Tuesday, 29 May 2012

Crick prep day

I was awake quite early, in spite of being tired.  I think the night shifts followed by an early shift mean that my body clock is a bit confused.  Anyway, it was sunny so I got up as I had a list of jobs to do before setting off for Crick tomorrow.  Just after 8 I was on the roof trying to wash off the accumulated dust and the blossom which had joined it overnight.  Then I washed the towpath side of the boat and cleaned the windows.

At about 9, I set off towards the lock, bound for Tesco at Wolverton.  It would have been quicker to take the boat back to the marina and go by car, but the boat option seemed like more fun.  Cosgrove Lock was empty, so I checked to see whether anything was approaching the come up -- you can see for the best part of a mile from here.  There was nothing coming, so I filled the lock and took the boat in.  I think this is the first lock I've done single-handed, and while it's a wide one it's also fairly shallow.  As I emptied the lock, I was surprised to see a boat approaching.  It turned out to be Mick the fender man and his wife, Hazel, who moor along here, coming to get water.  Mick realised I was on my own, so kindly came and closed the gate after I left.  I noticed as I passed their mooring that their little dog was home alone, sitting serenely in its bed, just waiting.

There were no boats at Wolverton, so I picked my spot and moored up.  On one side of the canal is a beautiful old railway shed, converted to apartments and offices.  On the other is a new block of flats.  I always think it's slightly ironic that if you live in the better building, you get the worse view, but if you live in the worse building, you get a better view.

Either side of the bridge over the canal are sculptures of figures.  One is made of bands of metal and is carrying cyclists; the other is made from railway tracks and carries a train.

I made the two minute walk to Tesco and did a big shop.  Back at the boat, I made a batch of pastry and left it to rest in the fridge while I set off again.  The sun had come out again, and the temperature was rising.  I went to the winding hole at New Bradwell to turn around.  On the way back, I got to the bridge by The Galleon pub, which is at a strange angle and is completely impossible to see whether anything is coming.  I gave a blast of the horn, and was surprised to hear a blast in return.  It meant I was able to stop while an ex-OwnerShips boat came through.  It was the first moving boat I'd passed.

I moored up on the Cosgrove moorings just beyond the Iron Trunk aqueduct.  I rolled out my pastry and lined a flan tin, which I put in the freezer to chill while I had lunch.  Later I put the pastry in the oven, and while that cooked I made some cake batter; when the pastry came out, the cake went in; while that cooked, I made the filling for my flan, which went in when the cake came out.
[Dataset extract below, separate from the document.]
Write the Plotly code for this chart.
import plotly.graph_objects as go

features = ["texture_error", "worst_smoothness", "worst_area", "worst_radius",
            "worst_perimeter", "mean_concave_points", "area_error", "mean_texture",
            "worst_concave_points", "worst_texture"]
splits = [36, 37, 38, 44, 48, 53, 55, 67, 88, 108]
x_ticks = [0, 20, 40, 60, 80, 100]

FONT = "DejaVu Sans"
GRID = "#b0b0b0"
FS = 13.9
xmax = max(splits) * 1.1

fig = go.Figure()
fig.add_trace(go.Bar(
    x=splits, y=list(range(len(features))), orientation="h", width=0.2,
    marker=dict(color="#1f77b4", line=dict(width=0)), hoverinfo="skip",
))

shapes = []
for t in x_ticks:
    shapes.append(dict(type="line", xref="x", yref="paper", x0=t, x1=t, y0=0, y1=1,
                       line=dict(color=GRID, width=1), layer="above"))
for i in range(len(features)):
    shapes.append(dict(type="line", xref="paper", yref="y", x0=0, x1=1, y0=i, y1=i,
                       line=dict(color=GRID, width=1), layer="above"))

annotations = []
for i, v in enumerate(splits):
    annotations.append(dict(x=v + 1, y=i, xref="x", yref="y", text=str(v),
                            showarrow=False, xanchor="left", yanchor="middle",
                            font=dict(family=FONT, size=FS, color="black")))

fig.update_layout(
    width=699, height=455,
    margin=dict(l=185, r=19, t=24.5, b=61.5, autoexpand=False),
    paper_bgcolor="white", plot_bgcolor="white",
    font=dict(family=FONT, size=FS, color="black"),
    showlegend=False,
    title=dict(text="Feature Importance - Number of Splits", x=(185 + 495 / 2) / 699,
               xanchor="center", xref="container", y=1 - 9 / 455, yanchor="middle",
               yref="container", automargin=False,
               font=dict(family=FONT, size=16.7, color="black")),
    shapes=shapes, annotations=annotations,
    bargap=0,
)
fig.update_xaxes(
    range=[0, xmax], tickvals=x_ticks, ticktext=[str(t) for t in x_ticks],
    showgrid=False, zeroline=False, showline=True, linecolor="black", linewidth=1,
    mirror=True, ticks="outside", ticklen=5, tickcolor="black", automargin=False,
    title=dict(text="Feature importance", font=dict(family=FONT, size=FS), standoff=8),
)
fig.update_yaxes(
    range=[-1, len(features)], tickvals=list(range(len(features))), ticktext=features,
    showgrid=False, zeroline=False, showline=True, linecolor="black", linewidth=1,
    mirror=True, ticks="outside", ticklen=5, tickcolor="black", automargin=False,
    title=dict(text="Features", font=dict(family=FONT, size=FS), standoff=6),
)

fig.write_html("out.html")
In between all of this, I got the Brasso out and had a go at the mushroom vents and the portholes.  Also, having heard the distictive thump of an old engine, I poped outside to say hello to Alan Fincher, one of the stalwarts of the Canal World Forum, as he passed on his boat, Sickle.

I could quite happily have stayed here, but I need to be back at the marina for access to the car tomorrow, as I'll be going to pick up my crew for the trip to Crick.  But I decided to leave it late; I had dinner, and set off  at 7 on another beautiful evening, once Cabin Pressure had finished (one of Radio 4's 6.30 comedies that's actually funny).

The lock was against me, so I had to empty it.  Then I drove the boat in very slowly, and got off with the centre line at the tail of the lock.  When it came to opening the paddles, I took things very slowly.  Like most Grand Union locks, though, opening the ground paddle on the same side as the boat keeps the boat to the side.  Then I opened the gate paddle on the oppsite side, which has the same effect.  I bow hauled the boat out of the lock, because I thought that would be less trouble.  Back at the marina I did a perfect spin to reverse onto the pontoon, and was all moored up by 8.

Tomorrow, the journey to Crick begins.

6 miles, 2 locks.  (7 miles, 2 locks)


Alan Fincher said...


Of course, only by going to someone else's blog will there be any "action" shots of me on "Sickle" today!

One of the perils of single-handing - all the pictures either end up being of "boat in lock" or "boat moored up", or (of course) inevitable shots taken from the steering position looking along the length of the boat.

Good to meet you, briefly, anyway!


Anonymous said...

Good luck at Crick Adam. At least you will have a good base for the show should the 'summer' vanish! Also glad that you managed your priorities and got your Tesco run organised. have fun and I do hope the weather holds for the show.